Sneaky Side Effects: Is the Pill Ruining Your Sex Life?

When it first came on the market, the birth control pill gave women more control over their sexual health than ever before. Birth control pills helped you to prevent pregnancy by inhibiting your ovaries from releasing a mature egg into the fallopian tubes during monthly ovulation – just in case you weren’t aware! However, recent studies are starting to show that eliminating ovulation may also affect your wellbeing in more subtle ways. By tricking your body into thinking it’s pregnant, your oral contraceptive may be discretely altering your attraction to men and vice versa. Though you may not realise it, there are subtle but important ways in which a single, tiny egg can make a monthly difference.

 

1. The Eyes (Don’t) Have it: You may have heard that your eyes dilate when looking at something or someone attractive, but the Pill interferes with this physiological response. Cristen Conger, wellness writer and co-host of the popular Stuff Mom Never Told You podcast, details, ‘Psychologists at the University of Trom in Norway tracked women’s pupil dilation, a physiological response to attraction, at multiple intervals during their menstrual cycles. Viewing a series of sexually stimulating photographs each time, participants’ pupil dilation was most pronounced during the women’s ovulatory phase – unless they were taking oral birth control. Women on the pill demonstrated no such additional stimulation, even in response to a photo of their current sexual partner.’

 

2. Sending Signals: According to Conger, ‘A lingering question about human evolution is what happened to female oestrus. In other mammals, oestrus is more commonly referred to as being “in heat,” the brief window when females can be impregnated. Women, on the other hand, can get pregnant at any point during their menstrual cycles, and – unlike some other animals, like baboons, which may experience temporarily engorged vulvas – ovulation comes with no outright physical signs of fertility.’ To test this out, researchers at the University of New Mexico investigated a group of 60 strippers, who were asked to log their daily tips from customers as well as the progress of their menstrual cycle.

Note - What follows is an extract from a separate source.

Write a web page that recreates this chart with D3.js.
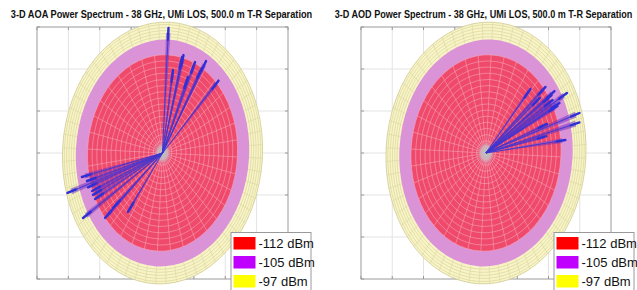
<!DOCTYPE html>
<html><head><meta charset="utf-8">
<script src="https://cdn.jsdelivr.net/npm/d3@7"></script>
<style>body{margin:0;background:#fff}svg{display:block}</style>
</head><body>
<svg id="c" width="637" height="290"></svg>
<script>
// ---------------- data ----------------
const titles = [
  "3-D AOA Power Spectrum - 38 GHz, UMi LOS, 500.0 m T-R Separation",
  "3-D AOD Power Spectrum - 38 GHz, UMi LOS, 500.0 m T-R Separation"
];
const levelLabels = ["-112 dBm", "-105 dBm", "-97 dBm"];
const levelPowers = [-112, -105, -97];
const legendColors = ["#ff0000", "#bf00ff", "#ffff00"];
const xTicks = [-4, -3, -2, -1, 0, 1, 2, 3, 4];
const yTicks = [-3, -2, -1, 0, 1, 2, 3];
// AOA multipath lobes: azimuth (deg) and received power (dBm)
const aoaAz  = [86.4, 74.3, 75.1, 64.9, 58.2, 58.7, 44.6, 80.6, 66.3,
                192.8, 197.8, 199.4, 202.4, 204.7, 207.5, 212.0, 220.8, 232.5, 220.3, 195.8];
const aoaPow = [-99.6, -110.4, -111.5, -111.0, -107.4, -111.4, -109.8, -118.5, -119.0,
                -107.4, -97.1, -109.6, -111.3, -111.1, -111.4, -100.8, -111.5, -123.0, -118.0, -109.9];
// AOD multipath lobes
const aodAz  = [47.7, 40.3, 34.6, 29.5, 31.3, 26.7, 18.1, 14.0, 7.1, 34.0, 27.5, 12.0, 20.0, 38.0];
const aodPow = [-117.3, -110.2, -107.1, -101.2, -110.3, -109.0, -98.0, -99.2, -109.0, -109.6, -107.3, -120.0, -118.0, -116.0];

// ---------------- layout ----------------
const svg = d3.select("#c");
const panels = [
  {x0: 37, x1: 288, title: titles[0], az: aoaAz, pow: aoaPow, tx: 161.5, tw: 302, lx: 231},
  {x0: 361, x1: 611, title: titles[1], az: aodAz, pow: aodPow, tx: 483.5, tw: 298, lx: 554}
];
const y0 = 27, y1 = 279;
const rScale = d3.scaleLinear().domain([-157, -97]).range([0, 100]);
const aspect = 1.31;
const tilt = 3;

const defs = svg.append("defs");
const gr = defs.append("radialGradient").attr("id", "ctr");
gr.append("stop").attr("offset", "0%").attr("stop-color", "#b8c4c0");
gr.append("stop").attr("offset", "60%").attr("stop-color", "#c8b8c0").attr("stop-opacity", 0.8);
gr.append("stop").attr("offset", "100%").attr("stop-color", "#e07090").attr("stop-opacity", 0);

function pt(r, az) {
  const a = az * Math.PI / 180;
  return [r * Math.cos(a), -r * aspect * Math.sin(a)];
}

panels.forEach(p => {
  const x = d3.scaleLinear().domain([-4, 4]).range([p.x0, p.x1]);
  const y = d3.scaleLinear().domain([-3, 3]).range([y1, y0]);
  const g = svg.append("g");

  // grid
  g.selectAll(".vg").data(xTicks).join("line")
    .attr("x1", d => x(d)).attr("x2", d => x(d)).attr("y1", y0).attr("y2", y1)
    .attr("stroke", "#e3e3e3").attr("stroke-width", 1);
  g.selectAll(".hg").data(yTicks).join("line")
    .attr("y1", d => y(d)).attr("y2", d => y(d)).attr("x1", p.x0).attr("x2", p.x1)
    .attr("stroke", "#e3e3e3").attr("stroke-width", 1);
  // box + ticks
  g.append("rect").attr("x", p.x0).attr("y", y0).attr("width", p.x1 - p.x0).attr("height", y1 - y0)
    .attr("fill", "none").attr("stroke", "#a8a8a8").attr("stroke-width", 1);
  g.selectAll(".tt").data(xTicks).join("line")
    .attr("x1", d => x(d)).attr("x2", d => x(d)).attr("y1", y0).attr("y2", y0 + 3).attr("stroke", "#999");
  g.selectAll(".tb").data(xTicks).join("line")
    .attr("x1", d => x(d)).attr("x2", d => x(d)).attr("y1", y1).attr("y2", y1 - 3).attr("stroke", "#999");
  g.selectAll(".tl").data(yTicks).join("line")
    .attr("y1", d => y(d)).attr("y2", d => y(d)).attr("x1", p.x0).attr("x2", p.x0 + 3).attr("stroke", "#999");
  g.selectAll(".tr").data(yTicks).join("line")
    .attr("y1", d => y(d)).attr("y2", d => y(d)).attr("x1", p.x1).attr("x2", p.x1 - 3).attr("stroke", "#999");

  const cx = x(0), cy = y(0);
  const s = g.append("g").attr("transform", `translate(${cx},${cy}) rotate(${tilt})`);
  const rR = rScale(levelPowers[0]), rP = rScale(levelPowers[1]), rY = rScale(levelPowers[2]);

  // yellow sphere
  s.append("ellipse").attr("rx", rY).attr("ry", rY * aspect).attr("fill", "#f8f4c6")
    .attr("stroke", "#cfcb93").attr("stroke-width", 0.8);
  const yRings = d3.range(levelPowers[1] + 1.3, levelPowers[2], 1.4);
  s.selectAll(".yr").data(yRings).join("ellipse")
    .attr("rx", d => rScale(d)).attr("ry", d => rScale(d) * aspect)
    .attr("fill", "none").attr("stroke", "#d6d29c").attr("stroke-width", 0.6);
  s.selectAll(".ys").data(d3.range(0, 360, 6)).join("line")
    .attr("x1", d => pt(rP, d)[0]).attr("y1", d => pt(rP, d)[1])
    .attr("x2", d => pt(rY, d)[0]).attr("y2", d => pt(rY, d)[1])
    .attr("stroke", "#d6d29c").attr("stroke-width", 0.5);
  // purple sphere
  s.append("ellipse").attr("rx", rP).attr("ry", rP * aspect).attr("fill", "#da93d7");
  // red sphere
  s.append("ellipse").attr("rx", rR).attr("ry", rR * aspect).attr("fill", "#ef4a6c");
  const rRings = d3.range(1, 17).map(i => rR * i / 16).concat([rR * 0.035]);
  s.selectAll(".rr").data(rRings).join("ellipse")
    .attr("rx", d => d).attr("ry", d => d * aspect)
    .attr("fill", "none").attr("stroke", "#f7aebd").attr("stroke-width", 0.6).attr("opacity", 0.85);
  s.selectAll(".rs").data(d3.range(0, 360, 10)).join("line")
    .attr("x1", 0).attr("y1", 0)
    .attr("x2", d => pt(rR, d)[0]).attr("y2", d => pt(rR, d)[1])
    .attr("stroke", "#f7aebd").attr("stroke-width", 0.6).attr("opacity", 0.85);
  s.append("ellipse").attr("rx", 9).attr("ry", 9 * aspect).attr("fill", "url(#ctr)");

  // multipath lobes
  const rays = p.az.map((a, i) => ({az: a, r: rScale(p.pow[i])}));
  const rg = g.append("g").attr("transform", `translate(${cx},${cy})`);
  rg.selectAll(".w").data(rays).join("path")
    .attr("d", d => {
      const a = pt(d.r * 0.96, d.az - 1.4), b = pt(d.r * 0.96, d.az + 1.4);
      return `M0,0L${a[0]},${a[1]}L${b[0]},${b[1]}Z`;
    })
    .attr("fill", "#6b2cc4").attr("opacity", 0.5);
  rg.selectAll(".l").data(rays).join("line")
    .attr("x1", 0).attr("y1", 0)
    .attr("x2", d => pt(d.r, d.az)[0]).attr("y2", d => pt(d.r, d.az)[1])
    .attr("stroke", "#3f37cf").attr("stroke-width", 1.1).attr("opacity", 0.85);
  rg.selectAll(".t").data(rays).join("line")
    .attr("x1", d => pt(d.r - 9, d.az)[0]).attr("y1", d => pt(d.r - 9, d.az)[1])
    .attr("x2", d => pt(d.r, d.az)[0]).attr("y2", d => pt(d.r, d.az)[1])
    .attr("stroke", "#2f2fd6").attr("stroke-width", 2.4).attr("stroke-linecap", "round");

  // title (horizontally condensed to match the narrow original face)
  const t = svg.append("text").attr("text-anchor", "middle")
    .attr("font-family", "Liberation Sans, Arial, sans-serif").attr("font-weight", "bold")
    .attr("font-size", 11).attr("fill", "#111").text(p.title);
  const w = t.node().getComputedTextLength();
  t.attr("transform", `translate(${p.tx},18) scale(${p.tw / w},1)`);

  // legend
  const lg = svg.append("g").attr("transform", `translate(${p.lx},232.5)`);
  lg.append("rect").attr("width", 80).attr("height", 62).attr("fill", "#fff").attr("stroke", "#9a9a9a");
  const it = lg.selectAll(".it").data(levelLabels).join("g")
    .attr("transform", (d, i) => `translate(2.5,${4.5 + i * 19})`);
  it.append("rect").attr("width", 22).attr("height", 12.5).attr("fill", (d, i) => legendColors[i]);
  it.append("text").attr("x", 25).attr("y", 11).attr("font-family", "Liberation Sans, Arial, sans-serif")
    .attr("font-size", 13).attr("fill", "#111").text(d => d);
});
</script>
</body></html>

The results of the study revealed that during ovulation, strippers took home $335 per shift, compared to $185 per shift during their low-fertility periods. However, if the strippers were on hormonal birth control, they took home roughly the same amount each day, averaging $80 less than their naturally cycling cohorts. The researchers surmised this was because the male customers instinctively found the naturally cycling, and more immediately fertile, dancers more sexually appealing.

 

3. Lowered libido: Ironically, a lowered libido is an often cited side effect of hormonal contraceptives. Conger explains, ‘Birth control can work too well, in a sense, not only diminishing pregnancy risk but also dampening the desire for sexual intercourse. Anecdotal evidence has long supported this unadvertised side effect, and a growing number of studies have confirmed the rumours…Sexual dysfunction, such as low sex drive, poor lubrication or difficulty achieving orgasms, isn’t uncommon for women regardless of birth control.’ While researchers are still trying to work out whether the hormones in birth control could be to blame, repeated analysis has implicated oral hormonal contraception as a common culprit among women reporting limp libidos.

 

4. Choosing Mr. Wrong: Not only might your birth control make you less appealing to men and less in the mood for sex, it may also steer you towards a genetically unsuitable mate. ‘By successfully tricking the body into thinking its pregnant, underlying sexual behaviours follow suit, diverting single women toward more genetically similar men,’ Conger notes. ‘Although humans tend to practice assortative mating, in which people with similar backgrounds and sociodemographics couple up; genetically, however, opposites attract.’ As the Pill tricks your body into thinking it’s pregnant, it feels compelled to build a social support system among family and friends rather than seeking out a sexual suitor.